Figure 3. Graph showing the excited states of LiH at a range of bond distances calculated via two methods. The quantum subspace expansion with the unitary coupled cluster singles and doubles method (performed on a simulator) and the classically computed equation of motion coupled cluster singles and doubles method for comparison. It can be seen that the two methods agree strongly, with only some discrepancy around 1.2 Angstroms.

We find the ground state curve has a minimum at a separation of about 1.5 Å, which is in reasonable agreement with experimental data. The calculation also finds a number of excited states. Looking at the first three, we find that at the equilibrium distance, these states are 0.11, 0.12 and 0.17 Ha higher in energy than the ground state, which is again in reasonable agreement with experimental data. Note the small kink in one of the excited states energy curve at a distance of approximately 1.2 Å. This indicates that our restriction to single electron excitations is not enough to provide an accurate description at this distance. Overall, the comparison with EOM-CCSD curves shows that this method reproduces excited state energies with good accuracy at most distances.

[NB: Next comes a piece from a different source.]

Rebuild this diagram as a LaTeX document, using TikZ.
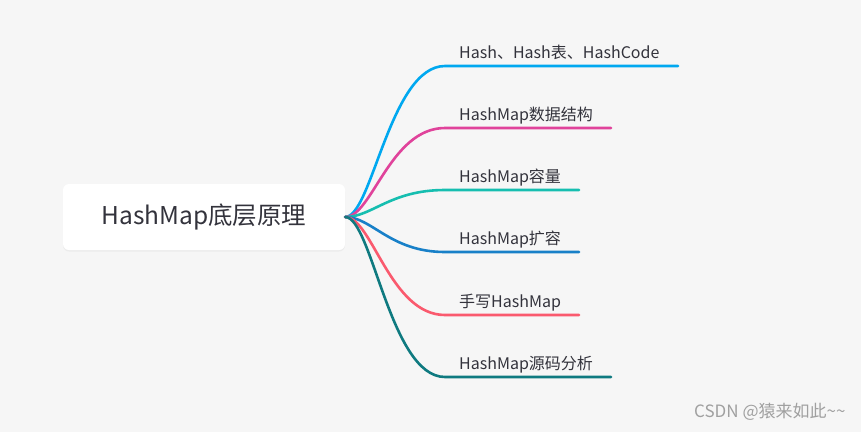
\documentclass[tikz,border=0pt]{standalone}
\usepackage{fontspec}
\setmainfont{Noto Sans CJK SC}
\usetikzlibrary{shadows}
\definecolor{paper}{RGB}{246,246,246}
\definecolor{ink}{RGB}{51,51,60}
\definecolor{sky}{RGB}{0,168,240}
\definecolor{rose}{RGB}{224,67,155}
\definecolor{mint}{RGB}{22,190,176}
\definecolor{ocean}{RGB}{24,128,200}
\definecolor{coral}{RGB}{250,90,110}
\definecolor{pine}{RGB}{15,122,128}
\definecolor{wmgray}{RGB}{160,160,160}
\tikzset{
  rootbox/.style={fill=white,rounded corners=6pt,minimum width=282pt,
    minimum height=66pt,text=ink,font=\fontsize{24.5}{28}\selectfont,
    drop shadow={opacity=0.08,shadow xshift=0pt,shadow yshift=-1.5pt}},
  branch/.style={line width=2.6pt,draw=#1,line cap=round},
  branch/.default=sky,
  leaf/.style={inner sep=0pt,text=ink,font=\fontsize{16}{19}\selectfont},
  tag/.style={text=wmgray,font=\fontsize{17}{20}\selectfont},
}
\begin{document}
\begin{tikzpicture}[x=1pt,y=-1pt]
  \useasboundingbox (0,0) rectangle (861,432);
  \fill[paper] (0,0) rectangle (861,432);
  \node[rootbox] (root) at (204,217) {HashMap底层原理};
  % branches
  \foreach \n/\col/\y/\xe/\txt in {hc/sky/66/678/{Hash、Hash表、HashCode},
      ds/rose/128/611/{HashMap数据结构},
      cap/mint/190/579/{HashMap容量},
      grow/ocean/252/579/{HashMap扩容},
      hand/coral/315/579/{手写HashMap},
      src/pine/377/611/{HashMap源码分析}}{
    \coordinate (\n-a) at (445,\y);
    \coordinate (\n-b) at (\xe,\y);
    \draw[branch=\col] (root.east) .. controls (372,217) and (390,\y) .. (\n-a) -- (\n-b);
    \node[leaf,anchor=base west] (\n) at (459,\y-8) {\txt};
  }
  \node[tag,anchor=east] (csdn) at (849,412) {CSDN @猿来如此\textasciitilde\textasciitilde};
\end{tikzpicture}
\end{document}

This example shows the potential of quantum computers to calculate excited states. While this work used a simulation of an ideal quantum computer, we could also investigate how noise affects the results using the noisy simulation capabilities of Qiskit Aer. To improve the accuracy of our idealized simulations, we could use more kinds of excitations such as double excitations where two electrons are promoted to unoccupied states. If we ran the VQE algorithm on real hardware, we could use the noise mitigation framework provided by Qiskit Ignis to improve the results.

The potential of quantum algorithms to revolutionize the study of molecular systems is well on its way to realisation, and CQC’s tools in combination with IBM’s Qiskit software stack offer the best way forward for quantum chemists.

[1] J. R. McClean, M. E. Kimchi-Schwartz, J. Carter and W. A. de Jong, Phys. Rev. A 95, 042308 (2017)

[2] J. I. Colless, V. V. Ramasesh, D. Dahlen, M. S. Blok, M. E. Kimchi-Schwartz, J. R. McClean, J. Carter, W. A. de Jong and I. Siddiqi, Phys. Rev. X 8, 011021 (2018)

[3] M. Ganzhorn, D.J. Egger, P. Barkoutsos, P. Ollitrault, G. Salis, N. Moll, A. Fuhrer, P. Mueller, S. Woerner, I. Tavernelli and S. Filipp; Arxiv pre-print arxiv:1809.05057

Addendum:

Quantum circuits in this example were compiled using CQC’s compiler t|ket〉. Integrated into Qiskit using the pytket extension, t|ket〉produces hardware-compliant quantum circuits quicker than the default Qiskit Terra compilation, and with smaller depth and size overhead.

Figure 4. Runtime encompasses optimization and routing of quantum circuits for the ‘ibmq_16_melbourne’ device. Circuits executed on a Google Cloud Virtual Machine with 7.5GB memory and 2 vCPUs, machine type n1-standard-2.